In a recent recovery meeting, we talked about using alcohol to check out mentally when physically we had to remain put. As someone who is very conflict adverse, I mentioned that when it comes to fight or flight, alcohol became my means of flight; allowing me to avoid the realities of any situation on any given night until the habit became a reality of not an occasional take-it-or-leave-it escape but a daily essential one.
This week I started thinking back to that invisible woman I wrote about all those years ago and long before I quit drinking. Some things haven’t changed, and some things have changed radically. I still instinctively respond to conflict with a flight response, though I no longer seek alcohol as my escape hatch. My drug of choice now is often through my phone, reality TV or a fantasy book.
It’s a seemingly safe way for me to mentally check out when I can’t physically leave. But I can see exactly what I’m doing. And while these choices aren’t bad or wrong in and of themselves, they do feed this self-perception (or perhaps preservation?) as an invisible woman. Because when I immerse myself into an alternate reality, I’m not fully present anywhere. I toe the line between where my body versus my mind take up space, never really fully existing anywhere.
I’ve grown so much in sobriety and in motherhood.
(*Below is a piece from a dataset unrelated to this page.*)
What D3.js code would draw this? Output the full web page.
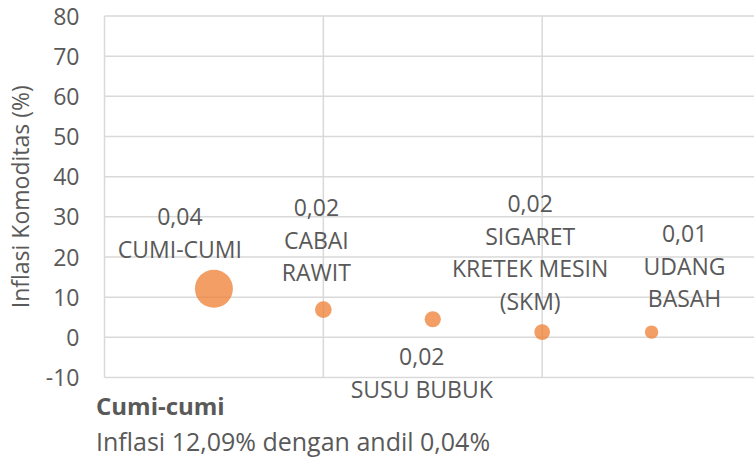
<!DOCTYPE html>
<html>
<head>
<meta charset="utf-8">
<script src="https://cdn.jsdelivr.net/npm/d3@7"></script>
<style>
  body { margin: 0; background: #fff; }
  svg { display: block; font-family: "Open Sans", sans-serif; }
</style>
</head>
<body>
<div id="chart"></div>
<script>
(function () {
  const WIDTH = 754;
  const HEIGHT = 459;

  // komoditas, posisi x, inflasi (%), andil (%)
  const commodities = ["CUMI-CUMI", "CABAI\nRAWIT", "SUSU BUBUK", "SIGARET\nKRETEK MESIN\n(SKM)", "UDANG\nBASAH"];
  const xPos = [1, 2, 3, 4, 5];
  const inflation = [12.09, 6.9, 4.5, 1.3, 1.3];
  const andil = [0.041, 0.018, 0.0175, 0.017, 0.0145];
  const andilLabels = ["0,04", "0,02", "0,02", "0,02", "0,01"];

  // label placement: side of bubble, horizontal nudge, gap to bubble edge
  const labelSide = ["above", "above", "below", "above", "above"];
  const labelNudge = [-34, -7, -11, -12, 33];
  const labelGap = [12, 20, 38, 14.5, 18];

  const yTicks = [-10, 0, 10, 20, 30, 40, 50, 60, 70, 80];
  const xGrid = [0, 2, 4, 6];

  const margin = { left: 104.5, top: 16, right: -7, bottom: 81.5 };
  const plotW = WIDTH - margin.left - margin.right;
  const plotH = HEIGHT - margin.top - margin.bottom;

  const x = d3.scaleLinear().domain([0, 6]).range([margin.left, margin.left + plotW]);
  const y = d3.scaleLinear().domain([-10, 80]).range([margin.top + plotH, margin.top]);
  const r = d3.scaleLinear().domain([0, 0.041]).range([0, 19]);

  const svg = d3.select("#chart").append("svg")
    .attr("width", WIDTH)
    .attr("height", HEIGHT);

  const grid = "#d9d9d9";
  const textCol = "#595959";

  // horizontal grid
  svg.append("g").selectAll("line").data(yTicks).join("line")
    .attr("x1", x(0)).attr("x2", x(6))
    .attr("y1", d => y(d)).attr("y2", d => y(d))
    .attr("stroke", grid).attr("stroke-width", 1.5);

  // vertical grid
  svg.append("g").selectAll("line").data(xGrid).join("line")
    .attr("x1", d => x(d)).attr("x2", d => x(d))
    .attr("y1", y(80)).attr("y2", y(-10))
    .attr("stroke", grid).attr("stroke-width", 1.5);

  // y axis labels
  const yAxis = svg.append("g")
    .attr("transform", `translate(${margin.left - 25},0)`)
    .call(d3.axisLeft(y).tickValues(yTicks).tickFormat(d => String(d)).tickSize(0).tickPadding(0));
  yAxis.select(".domain").remove();
  yAxis.selectAll("text")
    .attr("fill", textCol)
    .style("font-family", "Open Sans, sans-serif")
    .style("font-size", "23px")
    .attr("dy", "0.35em");

  svg.append("text")
    .attr("transform", `translate(29,${y(35)}) rotate(-90)`)
    .attr("text-anchor", "middle")
    .attr("fill", textCol)
    .style("font-size", "23px")
    .text("Inflasi Komoditas (%)");

  const data = commodities.map((name, i) => ({
    lines: [andilLabels[i]].concat(name.split("\n")),
    x: xPos[i], y: inflation[i], size: andil[i],
    side: labelSide[i], nudge: labelNudge[i], gap: labelGap[i]
  }));

  svg.append("g").selectAll("circle").data(data).join("circle")
    .attr("cx", d => x(d.x))
    .attr("cy", d => y(d.y))
    .attr("r", d => r(d.size))
    .attr("fill", "#ED7D31")
    .attr("fill-opacity", 0.75);

  const lineH = 32.5;
  const labels = svg.append("g").selectAll("text").data(data).join("text")
    .attr("text-anchor", "middle")
    .attr("fill", textCol)
    .style("font-size", "23px");

  labels.each(function (d) {
    const cx = x(d.x) + d.nudge;
    const n = d.lines.length;
    let base;
    if (d.side === "above") {
      base = y(d.y) - r(d.size) - d.gap - (n - 1) * lineH;
    } else {
      base = y(d.y) + r(d.size) + d.gap;
    }
    d3.select(this).selectAll("tspan").data(d.lines).join("tspan")
      .attr("x", cx)
      .attr("y", (t, i) => base + i * lineH)
      .text(t => t);
  });

  // keterangan
  svg.append("text")
    .attr("x", 96).attr("y", 415)
    .attr("fill", textCol)
    .style("font-size", "24px")
    .style("font-weight", "bold")
    .text("Cumi-cumi");

  svg.append("text")
    .attr("x", 96).attr("y", 451)
    .attr("fill", textCol)
    .style("font-size", "25px")
    .text("Inflasi 12,09% dengan andil 0,04%");
})();
</script>
</body>
</html>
I know my value and my place. I take up space unapologetically in a world where women are still expected to stay small and quiet. I don’t know when this happened but I give a lot of credit to my sobriety for giving me permission to feel again.
Somewhere along the way I took off the invisibility cloak. I decided I am no longer willing to hide from the pain. I will not shy away from standing up for the only person who knows me best — myself.
It’s easy for mothers to feel invisible when so much of what we do goes unnoticed. Add a shift in your career or the inevitable transitions in roles at home, and life feels like a noodle soup of chaos and confusion. But if I could go back to that woman who wrote about feeling invisible in early motherhood, I would tell her that gaping hole inside of her needs nourishment, not escape. Find ways to make yourself bigger, not smaller. Seek out avenues that build fulfillment within. Keep your feet firmly rooted in the earth even when your heart wants to flee.
As women, we are our own greatest advocates. As mothers, our kids need us to advocate for ourselves as much as for them. Because we not invisible.
And despite what alcohol, society or our own inner critic might tell us, we never were.